MLB All-Star John Olerud's Daughter Jordan, 19, Dies After Battling Rare Chromosome Disease
Jordan Olerud was born with a unique chromosome syndrome called tri-some 2p, 5p-
MLB All-Star John Olerud’s 19-year-old daughter Jordan has died after battling a rare chromosome disorder since birth.
Jordan’s death was confirmed on Sunday by Jay Horwitz, vice president of alumni public relations for the New York Mets, the team which John, 51, played for from 1997-1999.
“So sad to hear about the passing of Jordan Olerud. To honor John, Kelly and Jordan you can contribute at http://JordanFund.org.
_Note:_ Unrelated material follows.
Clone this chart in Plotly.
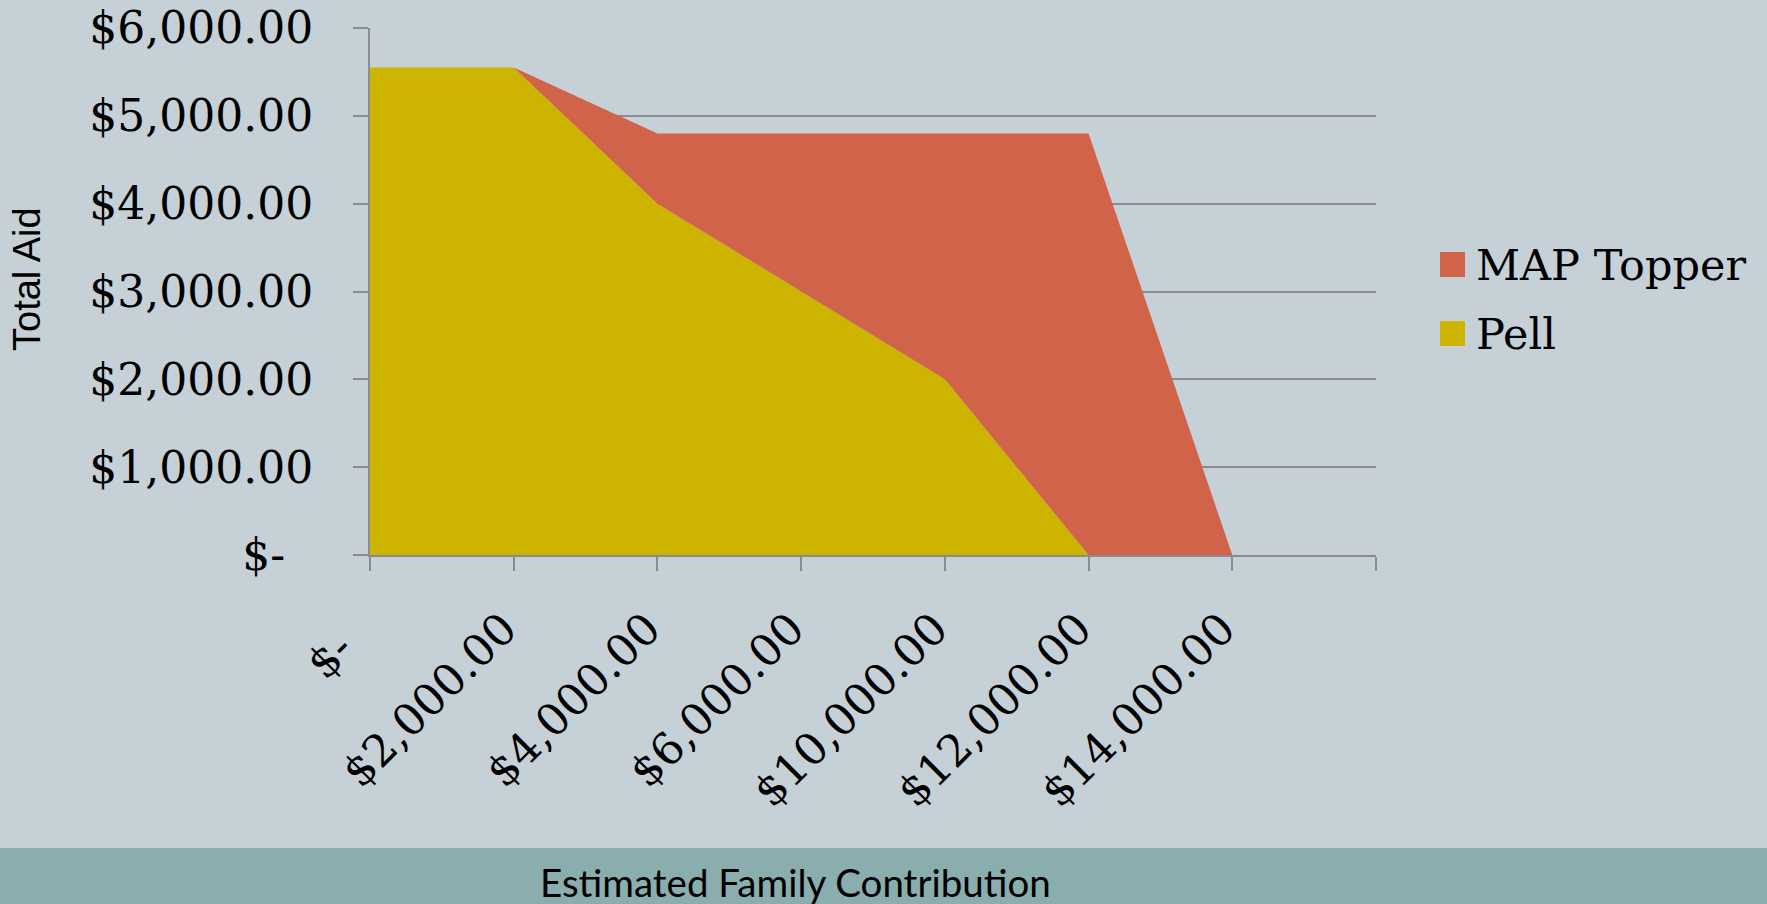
import plotly.graph_objects as go

# ---- data ----
EFC_LABELS = ["$-\u00a0\u00a0", "$2,000.00", "$4,000.00", "$6,000.00",
              "$10,000.00", "$12,000.00", "$14,000.00"]
PELL = [5550, 5550, 4000, 3000, 2000, 0, 0]
MAP_TOPPER = [0, 0, 800, 1800, 2800, 4800, 0]
SERIES_NAMES = ["MAP Topper", "Pell"]
AID_TICKS = [0, 1000, 2000, 3000, 4000, 5000, 6000]
AID_TICK_LABELS = ["$-\u00a0\u00a0", "$1,000.00", "$2,000.00", "$3,000.00",
                   "$4,000.00", "$5,000.00", "$6,000.00"]

# ---- styling ----
W, H = 1767, 904
ML, MR, MT, MB = 370, 391, 28, 349
PW, PH = W - ML - MR, H - MT - MB
BG = "#C5D1D7"
BAND = "#8AADAD"
GRID = "#8C8C8C"
COL_PELL = "#CDB400"
COL_MAP = "#D1634A"
SERIF = "DejaVu Serif"
SANS = "Liberation Sans"


def px_x(px):
    return (px - ML) / PW


def px_y(py):
    return (H - MB - py) / PH


x_pos = list(range(len(EFC_LABELS)))

fig = go.Figure()
fig.add_trace(go.Scatter(
    x=x_pos, y=PELL, name=SERIES_NAMES[1], stackgroup="aid", mode="none",
    fillcolor=COL_PELL, showlegend=False, hoverinfo="x+y+name"))
fig.add_trace(go.Scatter(
    x=x_pos, y=MAP_TOPPER, name=SERIES_NAMES[0], stackgroup="aid", mode="none",
    fillcolor=COL_MAP, showlegend=False, hoverinfo="x+y+name"))

shapes = [
    # footer band
    dict(type="rect", xref="paper", yref="paper", layer="below",
         x0=px_x(-10), x1=px_x(W + 10), y0=px_y(848), y1=px_y(H + 20),
         fillcolor=BAND, line=dict(width=0)),
]
annotations = [
    dict(text="Total Aid", xref="paper", yref="paper", x=px_x(27), y=px_y(279),
         showarrow=False, textangle=-90, xanchor="center", yanchor="middle",
         font=dict(family=SANS, size=38, color="#000000")),
    dict(text="Estimated Family Contribution", xref="paper", yref="paper",
         x=px_x(795), y=px_y(882), showarrow=False, xanchor="center",
         yanchor="middle", font=dict(family="Lato", size=38.5, color="#000000")),
]

# legend: swatch + label, top entry is the upper series in the stack
legend_rows = [(SERIES_NAMES[0], COL_MAP, 252), (SERIES_NAMES[1], COL_PELL, 321)]
for name, col, top in legend_rows:
    shapes.append(dict(type="rect", xref="paper", yref="paper",
                       x0=px_x(1440), x1=px_x(1465), y0=px_y(top), y1=px_y(top + 25),
                       fillcolor=col, line=dict(width=0)))
    annotations.append(dict(text=name, xref="paper", yref="paper",
                            x=px_x(1474), y=px_y(top + 12.5), showarrow=False,
                            xanchor="left", yanchor="middle",
                            font=dict(family=SERIF, size=43, color="#000000")))

fig.update_layout(
    width=W, height=H,
    margin=dict(l=ML, r=MR, t=MT, b=MB, pad=0, autoexpand=False),
    paper_bgcolor=BG, plot_bgcolor=BG,
    showlegend=False,
    shapes=shapes, annotations=annotations,
    xaxis=dict(range=[0, len(EFC_LABELS)], automargin=False,
               tickvals=list(range(len(EFC_LABELS) + 1)),
               ticktext=EFC_LABELS + [""],
               tickangle=-45, ticks="outside", ticklen=14, tickwidth=2,
               tickcolor=GRID, showline=True, linecolor=GRID, linewidth=2,
               showgrid=False, zeroline=False,
               ticklabelstandoff=14, ticklabelshift=-10,
               tickfont=dict(family=SERIF, size=44, color="#000000")),
    yaxis=dict(range=[0, 6000], automargin=False,
               tickvals=AID_TICKS, ticktext=AID_TICK_LABELS,
               ticks="outside", ticklen=15, tickwidth=2, tickcolor=GRID,
               showline=True, linecolor=GRID, linewidth=2,
               showgrid=True, gridcolor=GRID, gridwidth=2, zeroline=False,
               ticklabelstandoff=31,
               tickfont=dict(family=SERIF, size=44, color="#000000")),
)

fig.write_html("out.html")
Services for Jordan will be this Saturday,” Horwitz wrote on Twitter.
Jordan was born in August 2000 with a unique chromosome syndrome called tri-some 2p, 5p-, which means she had an extra second chromosome and was missing part of her fifth chromosome, according to Today.
John and his wife Kelly, who also have a son together, launched the Jordan Fund in 2003.
“John & Kelly have experienced first hand what an enormous task it is to care for a child with special needs, and what a huge burden it can place on families,” the foundation’s website states.
Over the years, the foundation has helped give grants to families unable to cover the medical costs for a child who is also diagnosed with the rare disease. In 2014, the foundation donated $50,000 to Inspiration Playground to create an all-inclusive playground in Bellevue, Washington, according to a 2014 press release from Rotary Club of Bellevue.
John previously told The Boston Globe in 2005 — the same year he retired from the MLB — how much his daughter inspired him.
“I’m constantly amazed at her disposition,” he said. “She’s uncomfortable, she’s having a hard time… but yet, she’s got a smile for you. I’m really blessed to have a child like her.”
John played for the Toronto Blue Jays, New York Mets, Seattle Mariners, New York Yankees and Boston Red Sox during his MLB career, and was named All-Star in 1993 and 2001. In 2007, he was inducted into the National College Baseball Hall of Fame.